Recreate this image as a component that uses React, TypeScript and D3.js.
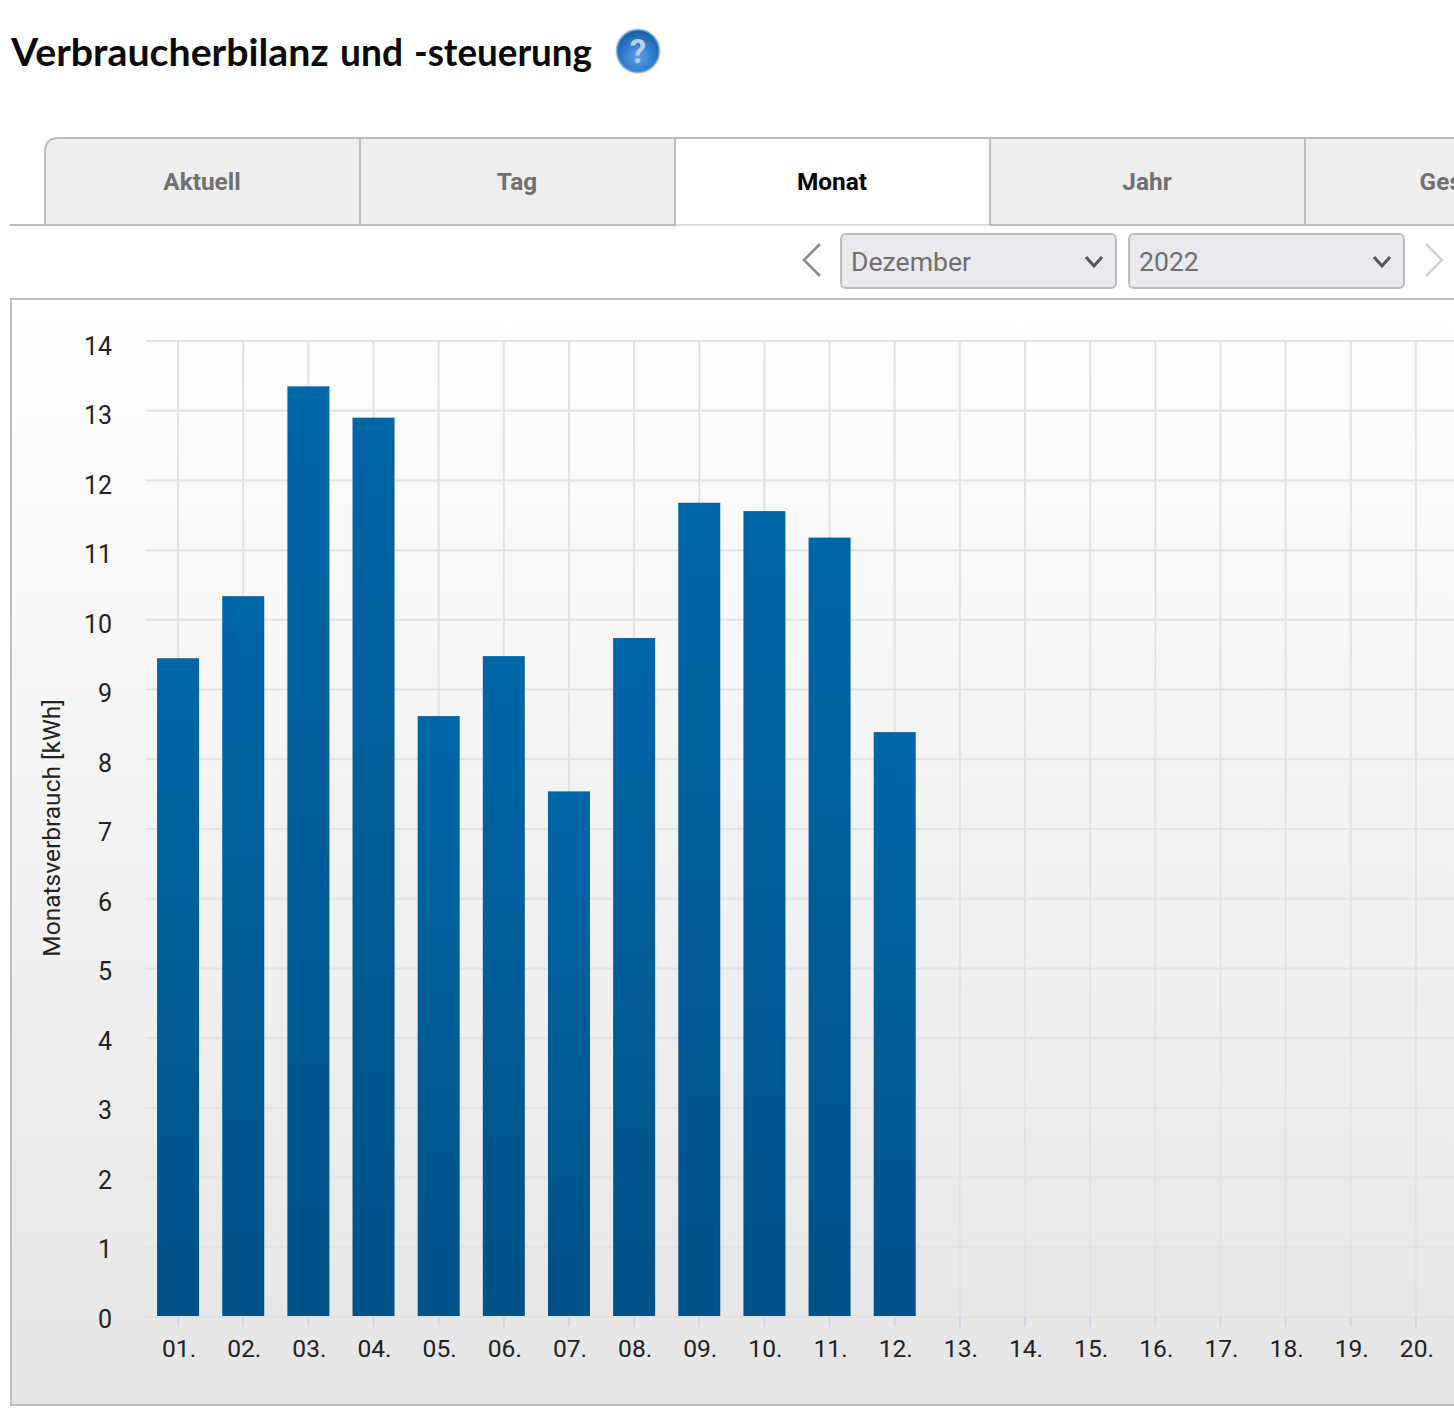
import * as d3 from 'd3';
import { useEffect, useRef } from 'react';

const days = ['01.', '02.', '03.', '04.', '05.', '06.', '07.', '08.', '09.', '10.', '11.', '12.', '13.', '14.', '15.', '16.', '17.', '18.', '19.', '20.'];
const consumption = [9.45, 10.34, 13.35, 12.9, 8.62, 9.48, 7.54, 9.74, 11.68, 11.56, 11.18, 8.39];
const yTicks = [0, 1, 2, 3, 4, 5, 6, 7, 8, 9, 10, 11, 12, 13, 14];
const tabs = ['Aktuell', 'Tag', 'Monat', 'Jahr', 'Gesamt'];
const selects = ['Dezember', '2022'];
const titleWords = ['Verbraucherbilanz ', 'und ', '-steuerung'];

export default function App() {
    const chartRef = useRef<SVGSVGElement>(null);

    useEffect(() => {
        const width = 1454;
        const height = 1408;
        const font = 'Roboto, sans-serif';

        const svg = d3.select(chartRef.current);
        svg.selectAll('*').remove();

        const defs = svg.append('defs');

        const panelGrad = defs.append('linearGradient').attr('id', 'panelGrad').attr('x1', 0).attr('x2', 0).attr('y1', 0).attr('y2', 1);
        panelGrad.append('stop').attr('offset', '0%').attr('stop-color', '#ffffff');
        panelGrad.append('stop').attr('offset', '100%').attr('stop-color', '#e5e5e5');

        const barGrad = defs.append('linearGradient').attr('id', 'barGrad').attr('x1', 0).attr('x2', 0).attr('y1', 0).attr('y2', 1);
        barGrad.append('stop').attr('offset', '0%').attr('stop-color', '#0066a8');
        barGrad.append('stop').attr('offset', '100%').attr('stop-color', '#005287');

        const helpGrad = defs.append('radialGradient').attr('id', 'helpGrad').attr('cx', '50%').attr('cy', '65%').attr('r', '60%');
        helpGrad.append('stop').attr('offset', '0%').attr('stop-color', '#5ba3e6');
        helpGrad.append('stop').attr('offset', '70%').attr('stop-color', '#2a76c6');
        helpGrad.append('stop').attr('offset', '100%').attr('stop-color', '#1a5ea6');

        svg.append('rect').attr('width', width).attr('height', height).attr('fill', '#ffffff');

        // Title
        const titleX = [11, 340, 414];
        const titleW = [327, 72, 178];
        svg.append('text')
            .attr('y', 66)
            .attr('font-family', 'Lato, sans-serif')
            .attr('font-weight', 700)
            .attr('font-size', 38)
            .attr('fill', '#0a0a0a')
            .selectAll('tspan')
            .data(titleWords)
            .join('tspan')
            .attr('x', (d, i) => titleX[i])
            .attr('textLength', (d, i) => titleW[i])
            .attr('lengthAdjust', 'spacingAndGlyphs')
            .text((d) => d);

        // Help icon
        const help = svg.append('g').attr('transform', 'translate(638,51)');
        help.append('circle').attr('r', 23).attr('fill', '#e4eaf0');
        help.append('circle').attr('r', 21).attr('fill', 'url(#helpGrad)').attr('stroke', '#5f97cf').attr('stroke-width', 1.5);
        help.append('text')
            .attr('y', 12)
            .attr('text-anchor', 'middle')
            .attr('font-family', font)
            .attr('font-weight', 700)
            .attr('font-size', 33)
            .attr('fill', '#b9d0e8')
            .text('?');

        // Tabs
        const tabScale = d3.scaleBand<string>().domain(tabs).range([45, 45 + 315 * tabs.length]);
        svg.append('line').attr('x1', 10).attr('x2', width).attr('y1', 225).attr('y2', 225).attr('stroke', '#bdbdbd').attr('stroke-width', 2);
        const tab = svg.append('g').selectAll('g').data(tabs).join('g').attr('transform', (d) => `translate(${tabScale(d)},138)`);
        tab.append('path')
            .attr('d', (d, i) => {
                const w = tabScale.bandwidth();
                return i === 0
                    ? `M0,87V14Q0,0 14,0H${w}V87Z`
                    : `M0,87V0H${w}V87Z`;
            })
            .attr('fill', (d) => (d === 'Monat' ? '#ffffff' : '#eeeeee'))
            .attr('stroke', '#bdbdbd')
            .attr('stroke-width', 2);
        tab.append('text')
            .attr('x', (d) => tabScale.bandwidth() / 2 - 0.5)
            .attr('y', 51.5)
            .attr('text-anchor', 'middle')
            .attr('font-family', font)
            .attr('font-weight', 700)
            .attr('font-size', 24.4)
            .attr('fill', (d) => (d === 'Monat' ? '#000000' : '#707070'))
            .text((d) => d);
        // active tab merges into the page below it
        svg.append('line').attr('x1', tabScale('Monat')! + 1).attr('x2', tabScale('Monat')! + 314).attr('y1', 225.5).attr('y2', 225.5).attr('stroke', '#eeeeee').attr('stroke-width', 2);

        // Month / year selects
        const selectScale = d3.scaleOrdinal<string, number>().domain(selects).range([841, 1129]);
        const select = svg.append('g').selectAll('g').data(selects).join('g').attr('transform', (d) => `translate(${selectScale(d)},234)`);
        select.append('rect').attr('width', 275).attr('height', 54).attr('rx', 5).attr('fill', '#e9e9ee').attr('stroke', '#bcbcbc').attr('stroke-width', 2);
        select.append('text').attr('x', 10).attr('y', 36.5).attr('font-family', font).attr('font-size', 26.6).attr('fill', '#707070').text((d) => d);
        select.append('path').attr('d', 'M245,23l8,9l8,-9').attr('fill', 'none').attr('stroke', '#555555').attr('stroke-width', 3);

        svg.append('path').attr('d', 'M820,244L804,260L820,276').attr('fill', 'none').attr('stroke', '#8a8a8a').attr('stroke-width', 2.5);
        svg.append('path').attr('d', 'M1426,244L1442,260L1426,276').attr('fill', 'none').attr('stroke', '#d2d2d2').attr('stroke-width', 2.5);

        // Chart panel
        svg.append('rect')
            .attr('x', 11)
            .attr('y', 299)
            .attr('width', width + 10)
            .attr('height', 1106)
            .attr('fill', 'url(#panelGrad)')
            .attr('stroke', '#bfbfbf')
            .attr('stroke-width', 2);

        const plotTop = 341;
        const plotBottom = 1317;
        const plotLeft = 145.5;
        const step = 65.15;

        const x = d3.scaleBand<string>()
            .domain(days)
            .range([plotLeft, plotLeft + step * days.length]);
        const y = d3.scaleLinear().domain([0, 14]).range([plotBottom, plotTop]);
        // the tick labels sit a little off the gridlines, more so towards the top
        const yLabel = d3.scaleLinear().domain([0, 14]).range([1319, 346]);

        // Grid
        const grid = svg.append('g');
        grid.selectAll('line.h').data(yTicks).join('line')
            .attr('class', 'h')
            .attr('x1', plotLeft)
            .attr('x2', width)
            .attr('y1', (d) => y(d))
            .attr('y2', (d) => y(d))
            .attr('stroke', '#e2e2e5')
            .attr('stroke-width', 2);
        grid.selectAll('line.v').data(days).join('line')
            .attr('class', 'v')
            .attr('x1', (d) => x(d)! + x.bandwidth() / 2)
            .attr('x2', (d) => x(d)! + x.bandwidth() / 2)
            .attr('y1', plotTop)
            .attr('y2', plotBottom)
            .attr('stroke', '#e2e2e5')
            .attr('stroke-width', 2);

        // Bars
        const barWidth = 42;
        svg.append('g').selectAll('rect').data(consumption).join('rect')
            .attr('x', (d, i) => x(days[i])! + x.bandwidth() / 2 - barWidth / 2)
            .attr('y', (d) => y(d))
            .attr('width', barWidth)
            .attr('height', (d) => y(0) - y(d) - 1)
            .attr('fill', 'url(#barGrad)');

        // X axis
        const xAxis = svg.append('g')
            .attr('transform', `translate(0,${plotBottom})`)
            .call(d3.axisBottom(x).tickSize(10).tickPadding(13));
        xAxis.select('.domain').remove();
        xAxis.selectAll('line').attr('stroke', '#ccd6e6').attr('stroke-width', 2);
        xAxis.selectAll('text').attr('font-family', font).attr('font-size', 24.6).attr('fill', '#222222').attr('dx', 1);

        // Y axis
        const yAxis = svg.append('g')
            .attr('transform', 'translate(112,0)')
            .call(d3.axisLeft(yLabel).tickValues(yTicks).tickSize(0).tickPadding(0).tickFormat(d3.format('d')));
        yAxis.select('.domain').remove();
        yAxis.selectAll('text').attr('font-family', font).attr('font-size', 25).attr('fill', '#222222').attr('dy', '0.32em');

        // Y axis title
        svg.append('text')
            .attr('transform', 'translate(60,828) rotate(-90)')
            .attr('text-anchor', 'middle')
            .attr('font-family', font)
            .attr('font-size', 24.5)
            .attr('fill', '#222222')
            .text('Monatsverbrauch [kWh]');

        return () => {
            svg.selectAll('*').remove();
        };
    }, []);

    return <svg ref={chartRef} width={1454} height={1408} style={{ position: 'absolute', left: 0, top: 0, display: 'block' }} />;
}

*Task*: Quote, please, every line of the material above from its start through the line that has "const defs = svg.append('defs');", reproducing the words exactly and dropping any images.

*Response*:
Recreate this image as a component that uses React, TypeScript and D3.js.
import * as d3 from 'd3';
import { useEffect, useRef } from 'react';

const days = ['01.', '02.', '03.', '04.', '05.', '06.', '07.', '08.', '09.', '10.', '11.', '12.', '13.', '14.', '15.', '16.', '17.', '18.', '19.', '20.'];
const consumption = [9.45, 10.34, 13.35, 12.9, 8.62, 9.48, 7.54, 9.74, 11.68, 11.56, 11.18, 8.39];
const yTicks = [0, 1, 2, 3, 4, 5, 6, 7, 8, 9, 10, 11, 12, 13, 14];
const tabs = ['Aktuell', 'Tag', 'Monat', 'Jahr', 'Gesamt'];
const selects = ['Dezember', '2022'];
const titleWords = ['Verbraucherbilanz ', 'und ', '-steuerung'];

export default function App() {
    const chartRef = useRef<SVGSVGElement>(null);

    useEffect(() => {
        const width = 1454;
        const height = 1408;
        const font = 'Roboto, sans-serif';

        const svg = d3.select(chartRef.current);
        svg.selectAll('*').remove();

        const defs = svg.append('defs');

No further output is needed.